Could it be, I asked myself,  simply because whilst masquerading under a veil of  self- righteousness and reverence the high-jacking of marriage would cause  even the most lapsed and ungodly amongst us a high degree of distaste?   Was it possible that the motivation  for the move  might be more aligned to that of those  fearsome female chauvanists  in the nineteen nineties who preached breastfeeding like missionaries, baring mammary glands as publicly as possible and daring diners, commuters and worshippers to criticize them?
I’m very likely to be quite wrong about all this of course but these nagging little notions are often hard to dislodge.  In the interim I am almost tempted to join Family First.


The Southern Health Board was recently sacked – presumably with good reason.  Why can’t we solve the problem of Len Brown and his merry mob in a similar fashion?   Why on earth can’t the lot of them be sacked and replaced with a Commissioner?  What would be wrong with that?   
This is a serious question incidentally.

Saturday, 20 June 2015


How I loathe and detest the dastardly business of dissemination of information about what I have so recently written.   Now that I realise these emotions and reactions are common I don’t feel much better about it and long to be in a more secure financial position – one that would support the hiring of a professional publicist. 
Those who write seem to be inordinately territorial – at times so hugely so it is astonishing to behold.   Each time I stumble across this attitude I am freshly flabbergasted.  After all, none of us is likely to set the literary world ablaze with what trickles through our laptops.

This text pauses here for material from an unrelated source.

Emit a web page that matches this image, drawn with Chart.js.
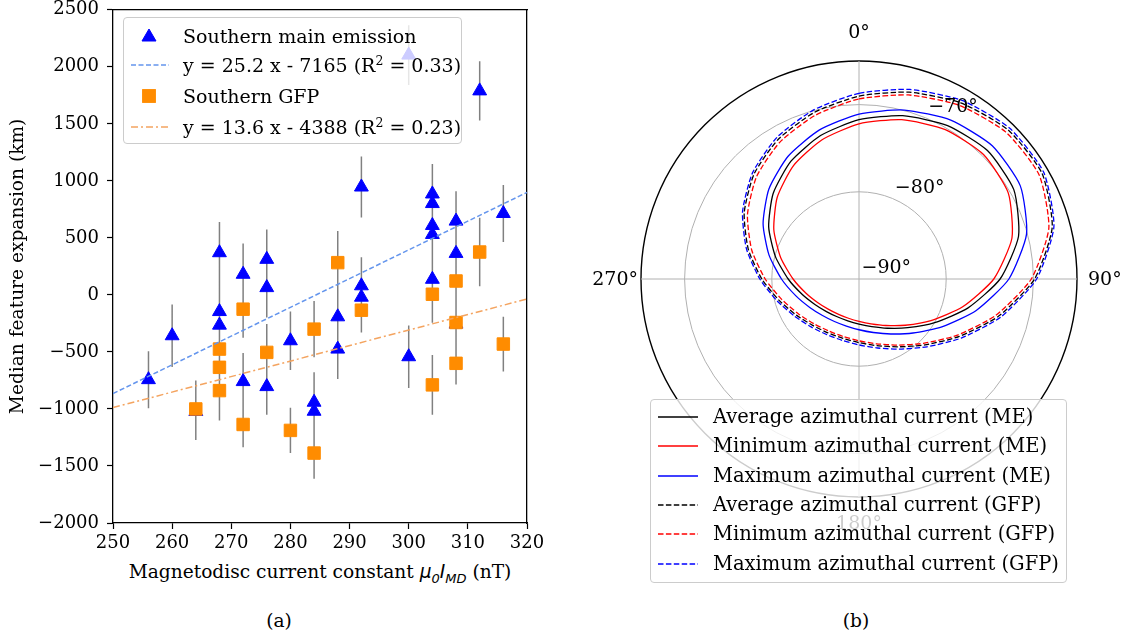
<!DOCTYPE html>
<html>
<head>
<meta charset="utf-8">
<script src="https://cdn.jsdelivr.net/npm/chart.js@4.4.0/dist/chart.umd.min.js"></script>
<style>
  body { margin: 0; background: #fff; font-family: "DejaVu Serif", serif; color: #000; }
  #page { position: relative; width: 1127px; height: 637px; overflow: hidden; }
  #scatterBox { position: absolute; left: 0; top: 0; }
  #polarBox { position: absolute; left: 570px; top: 0; }
  .legend { position: absolute; box-sizing: border-box; background: rgba(255,255,255,0.8);
            border: 1px solid #cccccc; border-radius: 4px; }
  .legend svg { position: absolute; overflow: visible; }
  .legend .lbl { position: absolute; font-size: 19px; line-height: 20px; white-space: nowrap; }
  #legB .lbl { font-size: 19.5px; }
  .math { font-family: "DejaVu Sans", sans-serif; font-style: italic; }
  .math sub { font-size: 70%; line-height: 0; }
  .caption { position: absolute; font-size: 18.6px; line-height: 22px; text-align: center; white-space: nowrap; }
</style>
</head>
<body>
<div id="page">
  <div id="scatterBox"><canvas id="scatterChart" width="560" height="556"></canvas></div>
  <div id="polarBox"><canvas id="polarChart" width="557" height="560"></canvas></div>

  <!-- legend (a) -->
  <div class="legend" style="left:123px; top:17px; width:339px; height:127px;">
    <svg style="left:4px; top:10px;" width="42" height="16"><polygon points="21,1 14,13 28,13" fill="#0000ff" stroke="#0000ff" stroke-width="1"/></svg>
    <span class="lbl" style="left:59px; top:8px;">Southern main emission</span>
    <svg style="left:4px; top:39px;" width="42" height="16"><line x1="3" y1="8" x2="41" y2="8" stroke="#6495ED" stroke-width="1.5" stroke-dasharray="5 2.5"/></svg>
    <span class="lbl" style="left:59px; top:37px;">y = 25.2 x - 7165 (R<sup style="font-size:12.5px;line-height:0">2</sup> = 0.33)</span>
    <svg style="left:4px; top:70px;" width="42" height="16"><rect x="14.6" y="1.6" width="12.8" height="12.8" fill="#ff8c00" stroke="#ff8c00" stroke-width="1"/></svg>
    <span class="lbl" style="left:59px; top:68px;">Southern GFP</span>
    <svg style="left:4px; top:101px;" width="42" height="16"><line x1="3" y1="8" x2="41" y2="8" stroke="#F4A460" stroke-width="1.5" stroke-dasharray="7 3 2 3"/></svg>
    <span class="lbl" style="left:59px; top:99px;">y = 13.6 x - 4388 (R<sup style="font-size:12.5px;line-height:0">2</sup> = 0.23)</span>
  </div>

  <div class="caption" style="left:0; top:561px; width:640px;">Magnetodisc current constant <span class="math">μ<sub>0</sub>I<sub>MD</sub></span> (nT)</div>
  <div class="caption" style="left:229px; top:610px; width:100px;">(a)</div>
  <div class="caption" style="left:806px; top:610px; width:100px;">(b)</div>

  <!-- legend (b) -->
  <div class="legend" id="legB" style="left:650px; top:399px; width:417px; height:184px;"></div>
</div>

<script>
// ---------------- data (a) ----------------
const meX = [256, 260, 264, 268, 268, 268, 272, 272, 276, 276, 276, 280, 284, 284, 288, 288, 292, 292, 292, 300, 300, 304, 304, 304, 304, 304, 308, 308, 308, 312, 316];
const meY = [-743, -358, -1022, 370, -146, -265, 181, -760, 312, 64, -804, -402, -941, -1020, -192, -475, 946, 80, -20, 2103, -542, 885, 801, 609, 530, 137, 647, 364, -256, 1789, 714];
const meErr = [250, 275, 250, 270, 270, 270, 270, 250, 262, 262, 247, 256, 262, 262, 262, 262, 268, 250, 250, 262, 274, 262, 262, 262, 262, 262, 262, 262, 262, 260, 250];

const gfpX = [264, 268, 268, 268, 272, 272, 276, 280, 284, 284, 288, 292, 304, 304, 308, 308, 308, 312, 316];
const gfpY = [-1000, -475, -635, -839, -125, -1136, -504, -1188, -300, -1387, 283, -134, 6, -789, 122, -242, -600, 376, -431];
const gfpErr = [250, 262, 262, 262, 250, 200, 250, 198, 247, 224, 277, 196, 250, 262, 250, 250, 186, 300, 240];

const fitX = [250, 320];
const meFitY = [-865, 899];
const gfpFitY = [-988, -36];

// ---------------- data (b) ----------------
const azimuths = ['0°', '15°', '30°', '45°', '60°', '75°', '90°', '105°', '120°', '135°', '150°', '165°',
                  '180°', '195°', '210°', '225°', '240°', '255°', '270°', '285°', '300°', '315°', '330°', '345°'];
const avgME = [-71.73, -70.61, -69.68, -69.17, -69.50, -71.06, -73.82, -77.09, -79.98, -82.10, -83.48, -84.34, -84.83, -85.03, -85.00, -84.72, -84.16, -83.24, -81.88, -80.08, -78.04, -76.09, -74.40, -72.97];
const minME = [-72.20, -71.08, -70.21, -69.81, -70.24, -71.84, -74.54, -77.69, -80.47, -82.50, -83.84, -84.67, -85.14, -85.34, -85.32, -85.07, -84.56, -83.71, -82.44, -80.72, -78.72, -76.74, -74.98, -73.49];
const maxME = [-71.08, -69.94, -68.96, -68.39, -68.64, -70.11, -72.81, -76.08, -79.03, -81.24, -82.72, -83.65, -84.18, -84.41, -84.37, -84.08, -83.48, -82.51, -81.11, -79.31, -77.30, -75.39, -73.74, -72.33];
const avgGFP = [-69.02, -67.82, -66.67, -65.82, -65.76, -67.06, -69.86, -73.45, -76.79, -79.31, -81.02, -82.09, -82.70, -82.95, -82.87, -82.48, -81.71, -80.52, -78.86, -76.86, -74.80, -72.98, -71.49, -70.22];
const minGFP = [-69.35, -68.15, -67.00, -66.18, -66.14, -67.46, -70.24, -73.79, -77.07, -79.56, -81.25, -82.31, -82.91, -83.16, -83.10, -82.72, -81.99, -80.85, -79.24, -77.27, -75.23, -73.39, -71.87, -70.57];
const maxGFP = [-68.70, -67.49, -66.36, -65.55, -65.54, -66.86, -69.63, -73.16, -76.46, -78.99, -80.72, -81.81, -82.44, -82.70, -82.63, -82.23, -81.47, -80.28, -78.63, -76.64, -74.58, -72.75, -71.22, -69.92];

const latTicks = [-90, -80, -70, -65];
const latLabels = ['−90°', '−80°', '−70°'];
const compassLabels = ['0°', '90°', '180°', '270°'];

Chart.defaults.font.family = '"DejaVu Serif", serif';
Chart.defaults.font.size = 18;
Chart.defaults.color = '#000';

// -------------------------- helpers --------------------------
function toPoints(xs, ys) {
    return xs.map((x, i) => ({ x: x, y: ys[i] }));
}

function errorSegments(xs, ys, errs) {
    const pts = [];
    xs.forEach((x, i) => {
        pts.push({ x: x, y: ys[i] - errs[i] });
        pts.push({ x: x, y: ys[i] + errs[i] });
        pts.push({ x: x, y: null });
    });
    return pts;
}

const minus = v => (v < 0 ? '\u2212' + Math.abs(v) : String(v));

// -------------------------- chart (a) --------------------------
const axisGrid = { drawOnChartArea: false, drawTicks: true, tickLength: 6, tickWidth: 1.2, color: '#000' };
const axisBorder = { display: true, color: '#000', width: 1.3 };

new Chart(document.getElementById('scatterChart'), {
    type: 'scatter',
    data: {
        datasets: [
            {
                label: 'err',
                data: errorSegments(meX, meY, meErr).concat(errorSegments(gfpX, gfpY, gfpErr)),
                showLine: true, spanGaps: false,
                borderColor: '#808080', borderWidth: 1.5,
                pointRadius: 0, order: 3
            },
            {
                label: 'Southern main emission',
                data: toPoints(meX, meY),
                pointStyle: 'triangle', pointRadius: 8, borderWidth: 1,
                backgroundColor: '#0000ff', borderColor: '#0000ff', order: 2
            },
            {
                label: 'Southern GFP',
                data: toPoints(gfpX, gfpY),
                pointStyle: 'rect', pointRadius: 8.8, borderWidth: 1,
                backgroundColor: '#ff8c00', borderColor: '#ff8c00', order: 1
            },
            {
                label: 'fit ME',
                data: toPoints(fitX, meFitY),
                showLine: true, pointRadius: 0,
                borderColor: '#6495ED', borderWidth: 1.5, borderDash: [5, 2.5], order: 0
            },
            {
                label: 'fit GFP',
                data: toPoints(fitX, gfpFitY),
                showLine: true, pointRadius: 0,
                borderColor: '#F4A460', borderWidth: 1.5, borderDash: [7, 3, 2, 3], order: 0
            }
        ]
    },
    options: {
        responsive: false,
        animation: false,
        devicePixelRatio: 1,
        events: [],
        layout: { padding: { left: 0, top: 8, right: 33, bottom: 0 } },
        plugins: { legend: { display: false }, tooltip: { enabled: false } },
        scales: {
            x: {
                type: 'linear', position: 'bottom', min: 250, max: 320,
                ticks: { stepSize: 10, padding: 4, font: { size: 18 } },
                grid: axisGrid, border: axisBorder,
                afterFit: s => { s.height = 33; }
            },
            y: {
                type: 'linear', position: 'left', min: -2000, max: 2500,
                ticks: { stepSize: 500, padding: 8, font: { size: 18 }, callback: v => minus(v) },
                grid: axisGrid, border: axisBorder,
                title: { display: true, text: 'Median feature expansion (km)', font: { size: 18.6 }, padding: { top: 7, bottom: 4 } },
                afterFit: s => { s.width = 113; s.paddingTop = 0; s.paddingBottom = 0; }
            },
            x2: {
                type: 'linear', position: 'top', min: 250, max: 320,
                ticks: { display: false }, grid: { drawOnChartArea: false, drawTicks: false },
                border: axisBorder, afterFit: s => { s.height = 0; }
            },
            y2: {
                type: 'linear', position: 'right', min: -2000, max: 2500,
                ticks: { display: false }, grid: { drawOnChartArea: false, drawTicks: false },
                border: axisBorder, afterFit: s => { s.width = 0; }
            }
        }
    }
});

// -------------------------- chart (b) --------------------------
const polarText = {
    id: 'polarText',
    afterDatasetsDraw(chart) {
        const r = chart.scales.r;
        const ctx = chart.ctx;
        const cx = r.xCenter, cy = r.yCenter, R = r.drawingArea;
        ctx.save();
        ctx.fillStyle = '#000';
        ctx.font = '19px "DejaVu Serif"';
        ctx.textBaseline = 'middle';
        ctx.textAlign = 'center';
        ctx.fillText(compassLabels[0], cx, cy - R - 28);
        ctx.fillText(compassLabels[2], cx, cy + R + 27);
        ctx.textAlign = 'left';
        ctx.fillText(compassLabels[1], cx + R + 11, cy + 1);
        ctx.textAlign = 'right';
        ctx.fillText(compassLabels[3], cx - R - 3, cy + 1);

        // latitude labels along the 22.5 degree direction
        const a = 22.5 * Math.PI / 180;
        ctx.textAlign = 'left';
        latLabels.forEach((txt, i) => {
            const d = r.getDistanceFromCenterForValue(latTicks[i]);
            ctx.fillText(txt, cx + d * Math.sin(a) + 2.5, cy - d * Math.cos(a) - 10.5);
        });
        ctx.restore();
    }
};

const curves = [
    { label: 'Average azimuthal current (ME)', data: avgME, color: '#000000', dash: [] },
    { label: 'Minimum azimuthal current (ME)', data: minME, color: '#ff0000', dash: [] },
    { label: 'Maximum azimuthal current (ME)', data: maxME, color: '#0000ff', dash: [] },
    { label: 'Average azimuthal current (GFP)', data: avgGFP, color: '#000000', dash: [5.5, 2.4] },
    { label: 'Minimum azimuthal current (GFP)', data: minGFP, color: '#ff0000', dash: [5.5, 2.4] },
    { label: 'Maximum azimuthal current (GFP)', data: maxGFP, color: '#0000ff', dash: [5.5, 2.4] }
];

new Chart(document.getElementById('polarChart'), {
    type: 'radar',
    data: {
        labels: azimuths,
        datasets: curves.map(c => ({
            label: c.label,
            data: c.data,
            borderColor: c.color,
            borderWidth: 1.3,
            borderDash: c.dash,
            fill: false,
            pointRadius: 0,
            tension: 0.2
        }))
    },
    options: {
        responsive: false,
        animation: false,
        devicePixelRatio: 1,
        events: [],
        layout: { padding: { left: 71, top: 61, right: 50, bottom: 63 } },
        plugins: { legend: { display: false }, tooltip: { enabled: false } },
        scales: {
            r: {
                min: -90, max: -65,
                afterBuildTicks: s => { s.ticks = latTicks.map(v => ({ value: v })); },
                ticks: { display: false },
                pointLabels: { display: false },
                grid: {
                    circular: true,
                    color: c => (c.tick && c.tick.value === -65 ? '#000000' : '#b0b0b0'),
                    lineWidth: c => (c.tick && c.tick.value === -65 ? 1.4 : 1)
                },
                angleLines: {
                    display: true,
                    lineWidth: 1,
                    color: c => (c.index % 6 === 0 ? '#b0b0b0' : 'rgba(0,0,0,0)')
                }
            }
        }
    },
    plugins: [polarText]
});

// -------------------------- legend (b) --------------------------
const legB = document.getElementById('legB');
curves.forEach((c, i) => {
    const yc = 17 + i * 29.3;
    const svgNS = 'http://www.w3.org/2000/svg';
    const svg = document.createElementNS(svgNS, 'svg');
    svg.setAttribute('width', '46');
    svg.setAttribute('height', '10');
    svg.style.left = '4px';
    svg.style.top = (yc - 5) + 'px';
    const line = document.createElementNS(svgNS, 'line');
    line.setAttribute('x1', '3'); line.setAttribute('x2', '43');
    line.setAttribute('y1', '5'); line.setAttribute('y2', '5');
    line.setAttribute('stroke', c.color);
    line.setAttribute('stroke-width', '1.5');
    if (c.dash.length) line.setAttribute('stroke-dasharray', c.dash.join(' '));
    svg.appendChild(line);
    legB.appendChild(svg);

    const lbl = document.createElement('span');
    lbl.className = 'lbl';
    lbl.style.left = '62px';
    lbl.style.top = (yc - 10) + 'px';
    lbl.innerText = c.label;
    legB.appendChild(lbl);
});
</script>
</body>
</html>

A couple of years ago I wrote a book about growing up in a corner of North Kent, in a small industrial riverside town.    I enjoyed writing the book and though I say it myself, it reads quite well.   So when I discovered that very same community from whence I came now boasted a Local History Society, meeting on a monthly basis in the Church Hall – yes indeed, that same ancient Church I describe on more than one occasion within my very pages – well, naturally enough I was quite sure they would be interested in my book.  Their website seemed to imply that they were keen to hear memories from locals, etc., etc.

But offers of free copies of my text met with a sullen silence.    I thought they must have gone into winter hibernation perhaps and so I waited until fresh news of local events appeared on their tantalizing and shiny home page.   I emailed again, and this time cunningly ordered a couple of the books I noted had been recently written by their president.
His books arrived – promptly.  I read them and was suitably impressed.  Surely he would now be interested in including my book in his list of volumes available to members?   After all it was one hundred per cent pertinent to the very existence of the organization he seemed to head. 
Again my messages met a brick wall of brooding taciturnity.  A hostile and deepening reservoir of reserve.
His lack of interest could not have been made more obvious if he had rung me at dawn and told me to toddle off into the hinterland of the North Kent Marshes being sure to take my book of local memories with me.   It was both discouraging and disappointing.

What’s more it brought sharply into focus an incident from thirty years previously when a writer `friend’ hesitated when I asked her to support my membership application for a local authors’ group.   She said that she thought there might be a waiting list.   She grudgingly advised she would find out for me.  She never did.